С точки зрения страны, пока не будет признана болезнь, пока не будет признано, что умение быстро отправлять смски не является необходимым и базовым навыком для развития человека и, далее, будущего России, сделать ничего нельзя. Пора понять, что умение мыслить, потребность развиваться, жажда открытий в разных отраслях, трудолюбие, коего нет — необходимо вернуть.

То, о чем я говорю, может существовать только в том случае, если есть, говоря театральным языком, сверхзадача — куда мы идем, к чему. На другом языке это называют идеологией. Под нее структурируется развитие. Нет сверхзадачи — нет развития.

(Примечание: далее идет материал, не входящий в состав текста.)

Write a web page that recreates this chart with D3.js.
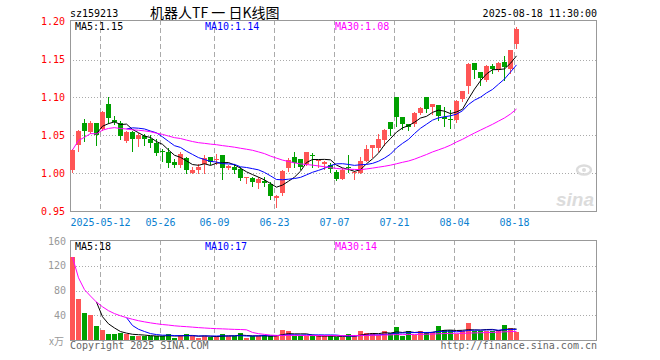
<!DOCTYPE html>
<html>
<head>
<meta charset="utf-8">
<script src="https://cdn.jsdelivr.net/npm/d3@7"></script>
<style>
  body { margin: 0; background: #fff; }
  svg { display: block; }
  text { font-family: "DejaVu Sans Mono", "Liberation Mono", monospace; font-size: 10px; white-space: pre; }
</style>
</head>
<body>
<svg id="chart" width="660" height="360"></svg>
<script>
const dates = [
  '04-30', '05-06', '05-07', '05-08', '05-09', '05-12', '05-13', '05-14', '05-15', '05-16',
  '05-19', '05-20', '05-21', '05-22', '05-23', '05-26', '05-27', '05-28', '05-29', '05-30',
  '06-03', '06-04', '06-05', '06-06', '06-09', '06-10', '06-11', '06-12', '06-13', '06-16',
  '06-17', '06-18', '06-19', '06-20', '06-23', '06-24', '06-25', '06-26', '06-27', '06-30',
  '07-01', '07-02', '07-03', '07-04', '07-07', '07-08', '07-09', '07-10', '07-11', '07-14',
  '07-15', '07-16', '07-17', '07-18', '07-21', '07-22', '07-23', '07-24', '07-25', '07-28',
  '07-29', '07-30', '07-31', '08-01', '08-04', '08-05', '08-06', '08-07', '08-08', '08-11',
  '08-12', '08-13', '08-14', '08-15', '08-18'
];
const open = [
  1.005, 1.038, 1.066, 1.054, 1.066, 1.058, 1.092, 1.071, 1.067, 1.043,
  1.054, 1.046, 1.049, 1.046, 1.040, 1.030, 1.028, 1.015, 1.011, 1.020,
  1.001, 1.004, 1.013, 1.022, 1.018, 1.024, 1.007, 1.008, 1.006, 0.994,
  0.994, 0.988, 0.990, 0.986, 0.968, 0.974, 1.007, 1.022, 1.019, 1.012,
  1.025, 1.017, 1.012, 1.011, 1.002, 0.993, 1.009, 1.000, 1.001, 1.017,
  1.033, 1.033, 1.044, 1.068, 1.101, 1.074, 1.065, 1.065, 1.079, 1.100,
  1.087, 1.090, 1.074, 1.072, 1.071, 1.098, 1.115, 1.145, 1.133, 1.123,
  1.141, 1.136, 1.147, 1.138, 1.171
];
const high = [
  1.032, 1.057, 1.072, 1.069, 1.066, 1.082, 1.100, 1.076, 1.069, 1.056,
  1.056, 1.053, 1.052, 1.050, 1.045, 1.032, 1.033, 1.019, 1.028, 1.022,
  1.009, 1.013, 1.024, 1.022, 1.026, 1.024, 1.011, 1.013, 1.008, 0.996,
  0.996, 0.995, 0.995, 0.989, 0.972, 1.004, 1.021, 1.028, 1.019, 1.028,
  1.027, 1.018, 1.017, 1.014, 1.004, 1.007, 1.024, 1.003, 1.022, 1.037,
  1.037, 1.052, 1.059, 1.068, 1.101, 1.074, 1.065, 1.081, 1.088, 1.101,
  1.091, 1.090, 1.087, 1.084, 1.097, 1.109, 1.145, 1.145, 1.133, 1.143,
  1.144, 1.147, 1.154, 1.162, 1.193
];
const low = [
  1.002, 1.030, 1.043, 1.053, 1.038, 1.057, 1.067, 1.065, 1.045, 1.042,
  1.029, 1.036, 1.037, 1.035, 1.024, 1.017, 1.008, 1.008, 1.008, 1.000,
  1.000, 1.000, 1.000, 1.012, 1.013, 0.993, 1.006, 1.000, 0.992, 0.987,
  0.983, 0.981, 0.984, 0.967, 0.956, 0.972, 1.003, 1.008, 1.006, 1.011,
  1.008, 1.008, 1.006, 1.002, 0.991, 0.993, 1.002, 0.993, 1.000, 1.016,
  1.022, 1.030, 1.038, 1.051, 1.063, 1.059, 1.057, 1.062, 1.078, 1.081,
  1.078, 1.070, 1.063, 1.060, 1.068, 1.096, 1.106, 1.126, 1.116, 1.122,
  1.132, 1.135, 1.123, 1.132, 1.165
];
const close = [
  1.031, 1.056, 1.056, 1.067, 1.051, 1.081, 1.073, 1.068, 1.049, 1.054,
  1.046, 1.051, 1.046, 1.040, 1.027, 1.028, 1.014, 1.011, 1.026, 1.004,
  1.004, 1.009, 1.021, 1.015, 1.019, 1.007, 1.010, 1.005, 0.994, 0.995,
  0.989, 0.993, 0.987, 0.970, 0.971, 1.003, 1.018, 1.014, 1.009, 1.028,
  1.023, 1.018, 1.015, 1.006, 0.993, 1.005, 1.008, 1.002, 1.017, 1.032,
  1.037, 1.046, 1.057, 1.058, 1.074, 1.065, 1.061, 1.079, 1.086, 1.085,
  1.091, 1.076, 1.072, 1.070, 1.096, 1.109, 1.144, 1.136, 1.125, 1.141,
  1.137, 1.145, 1.140, 1.162, 1.190
];
// volume, 万
const volume = [
  134, 67, 43, 40, 22, 16, 9.6, 9.6, 11, 9.5,
  6.4, 6.4, 6.4, 6.4, 6.4, 6.4, 9.6, 3.2, 8, 9.6,
  6.4, 3.2, 6.4, 5, 6.4, 9.6, 6.4, 6.4, 11, 3.2,
  6.4, 6.4, 8, 6.4, 6.4, 16, 14.4, 6.4, 6.4, 6.4,
  6.4, 6.4, 6.4, 6.4, 4.8, 4.8, 9.6, 6.4, 14.4, 11.2,
  11.2, 8, 14.4, 11.2, 20.8, 6.4, 14.4, 8, 14.4, 12.8,
  12.8, 22.4, 16, 16, 9.6, 14.4, 27.2, 14.4, 14.4, 14.4,
  15.2, 16.8, 24, 19.2, 12.8
];
const priceTicks = [0.95, 1.00, 1.05, 1.10, 1.15, 1.20];
const volTicks = [40, 80, 120, 160];
const dateTicks = ['05-12', '05-26', '06-09', '06-23', '07-07', '07-21', '08-04', '08-18'];
const dateLabels = ['2025-05-12', '05-26', '06-09', '06-23', '07-07', '07-21', '08-04', '08-18'];

const RED = '#ff5555', GREEN = '#00a000', GRID = '#aaa', FRAME = '#999';
const svg = d3.select('#chart');

const n = dates.length;
const x = d3.scaleLinear().domain([0, n]).range([70, 70 + 6 * n]);
const y = d3.scaleLinear().domain([0.95, 1.20]).range([211.5, 21.5]);
const yv = d3.scaleLinear().domain([0, 160]).range([340, 241]);
const L = 70, R = 597;

// moving averages (MA30 uses what is available at the start)
function ma(arr, k, partial) {
  return arr.map((d, i) => {
    if (i < k - 1 && !partial) return null;
    const s = arr.slice(Math.max(0, i - k + 1), i + 1);
    return d3.mean(s);
  });
}
const up = close.map((c, i) => c >= open[i]);

function panel(top, bottom, hTicks, yScale) {
  const g = svg.append('g');
  g.selectAll('line.h').data(hTicks).join('line')
    .attr('x1', L).attr('x2', R)
    .attr('y1', d => Math.round(yScale(d)) + 0.5).attr('y2', d => Math.round(yScale(d)) + 0.5)
    .attr('stroke', GRID).attr('stroke-dasharray', '1,2');
  g.selectAll('line.v').data(dateTicks).join('line')
    .attr('x1', d => x(dates.indexOf(d)) + 0.5).attr('x2', d => x(dates.indexOf(d)) + 0.5)
    .attr('y1', top).attr('y2', bottom)
    .attr('stroke', GRID).attr('stroke-dasharray', '5,3');
  g.append('rect').attr('x', L + 0.5).attr('y', top + 0.5)
    .attr('width', R - L - 1).attr('height', bottom - top)
    .attr('fill', 'none').attr('stroke', FRAME);
}

panel(20, 211, [1.00, 1.05, 1.10, 1.15], y);
panel(240, 340, [40, 80, 120], yv);

// sina watermark
const wm = svg.append('g').attr('fill', '#dcdcdc');
wm.append('text').attr('x', 556).attr('y', 206)
  .style('font-family', 'Liberation Sans, Arial, sans-serif')
  .style('font-size', '19px').style('font-style', 'italic').style('font-weight', 'bold')
  .text('sina');
wm.append('ellipse').attr('cx', 584).attr('cy', 170).attr('rx', 7).attr('ry', 4.5)
  .attr('fill', 'none').attr('stroke', '#dcdcdc').attr('stroke-width', 2.5);
wm.append('circle').attr('cx', 584).attr('cy', 170).attr('r', 2);

// candles
const idx = d3.range(n);
const candles = svg.append('g');
candles.selectAll('line').data(idx).join('line')
  .attr('x1', i => x(i) + 2.5).attr('x2', i => x(i) + 2.5)
  .attr('y1', i => Math.round(y(high[i]))).attr('y2', i => Math.round(y(low[i])) + 1)
  .attr('stroke', i => up[i] ? RED : GREEN);
candles.selectAll('rect').data(idx).join('rect')
  .attr('x', i => x(i))
  .attr('y', i => Math.round(y(Math.max(open[i], close[i]))))
  .attr('width', 5)
  .attr('height', i => Math.max(1, Math.round(y(Math.min(open[i], close[i]))) - Math.round(y(Math.max(open[i], close[i])))))
  .attr('fill', i => up[i] ? RED : GREEN);

// volume bars
svg.append('g').selectAll('rect').data(idx).join('rect')
  .attr('x', i => x(i))
  .attr('y', i => Math.round(yv(volume[i])))
  .attr('width', 5)
  .attr('height', i => 340 - Math.round(yv(volume[i])))
  .attr('fill', i => up[i] ? RED : GREEN);

function maLines(arr, yScale) {
  const series = [
    { v: ma(arr, 5), c: '#000' },
    { v: ma(arr, 10), c: '#0000ff' },
    { v: ma(arr, 30, true), c: '#ff00ff' }
  ];
  series.forEach(s => {
    svg.append('path')
      .datum(s.v)
      .attr('fill', 'none').attr('stroke', s.c).attr('stroke-width', 1)
      .attr('d', d3.line().defined(d => d != null)
        .x((d, i) => x(i) + 2.5).y(d => yScale(d)));
  });
  return series.map(s => s.v[n - 1]);
}
const pm = maLines(close, y);
const vm = maLines(volume, yv);

// axis labels
svg.append('g').selectAll('text').data(priceTicks).join('text')
  .attr('x', 65).attr('y', d => y(d) + 3.5).attr('text-anchor', 'end')
  .attr('fill', '#ff0000').text(d => d.toFixed(2));
svg.append('g').selectAll('text').data(volTicks).join('text')
  .attr('x', 66).attr('y', d => yv(d) + 3.5).attr('text-anchor', 'end')
  .attr('fill', '#999').text(d => d);
svg.append('text').attr('x', 64).attr('y', 345).attr('text-anchor', 'end')
  .attr('fill', '#999').style('font-family', '"Noto Sans CJK SC", sans-serif').style('font-size', '10px').text('x万');
svg.append('g').selectAll('text').data(dateTicks).join('text')
  .attr('x', d => x(dates.indexOf(d)) + 0.5).attr('y', 225.5).attr('text-anchor', 'middle')
  .attr('fill', '#0a80d0').text((d, i) => dateLabels[i]);

// legends
const legend = (yy, vals, fmt) => {
  [['MA5:', 75, '#000'], ['MA10:', 205, '#0000ff'], ['MA30:', 335, '#ff00ff']].forEach((m, k) => {
    svg.append('text').attr('x', m[1]).attr('y', yy).attr('fill', m[2]).text(m[0] + fmt(vals[k]));
  });
};
legend(30, pm, v => v.toFixed(2));
legend(249.5, vm, v => Math.round(v));

// header and footer
svg.append('text').attr('x', 70).attr('y', 17).attr('fill', '#000').text('sz159213');
svg.append('text').attr('x', 150).attr('y', 18)
  .style('font-family', '"Noto Sans CJK SC", sans-serif').style('font-size', '14px')
  .attr('fill', '#000').text('机器人TF 一 日K线图');
svg.append('text').attr('x', 597).attr('y', 17).attr('text-anchor', 'end').attr('fill', '#000')
  .text('2025-08-18 11:30:00');
svg.append('text').attr('x', 70).attr('y', 349).attr('fill', '#666').text('Copyright 2025 SINA.COM');
svg.append('text').attr('x', 597).attr('y', 349).attr('text-anchor', 'end').attr('fill', '#666')
  .text('http://finance.sina.com.cn');
</script>
</body>
</html>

Сейчас идет политика, обратная советской — лишь бы на Советский Союз не было похоже. После революции взяли классическое гимназическое образование и отдали его всем: в любой деревне, в любом ауле, в любом кишлаке ты учился по программе классической гимназии. А сейчас в ауле, в кишлаке и в деревне ты учишься на уровне церковно-приходской школы. Для того чтобы получить более-менее приличное образование, твои родители должны понимать, что та школа, в которую можно было отправить ребенка и забыть, потому что было ясно — ниже определенного уровня образование не будет, — этой школы больше нет. Сейчас, чтобы ребенок получил приличное образование, его родители должны иметь деньги. Многодетные семьи, особенно живущие далеко от районных центров, уже не могут выучить детей.

У нас много патерналистски настроенных людей, которые верят, что страна о них позаботится. Сейчас это не так. Но они не могут этого признать.

Итак, схема такова: нужно, чтоб твои родители признали, что только они могут сделать так, чтобы ты был образован — больше никто. Тогда, если у них нет денег, но они пробивные люди, они будут заставлять тебя учиться, будут с тобой ездить на конкурсы и олимпиады. Массового образования нет. Еще раз: мы на своем уровне делаем всё, чтобы как-то это «лечить». Но мы ничего не можем сделать стратегически, потому что наши образовательные чиновники двигаются в русле обесценивания и разрушения образования последние 30 лет, никуда не сворачивая.

ИА Красная Весна: Означает ли это, что необходимы две вещи: на самом верху должны признать серьезные проблемы образования, а в самом низу люди должны понять, что патернализм больше не действует? Что лично от тебя многое зависит? Если ты ничего не будешь делать, все точно будет плохо?

— Это правда. На самом деле, из патерналистской рамки надо было выйти, когда Советский Союз распался. Но это уже тема для другого разговора.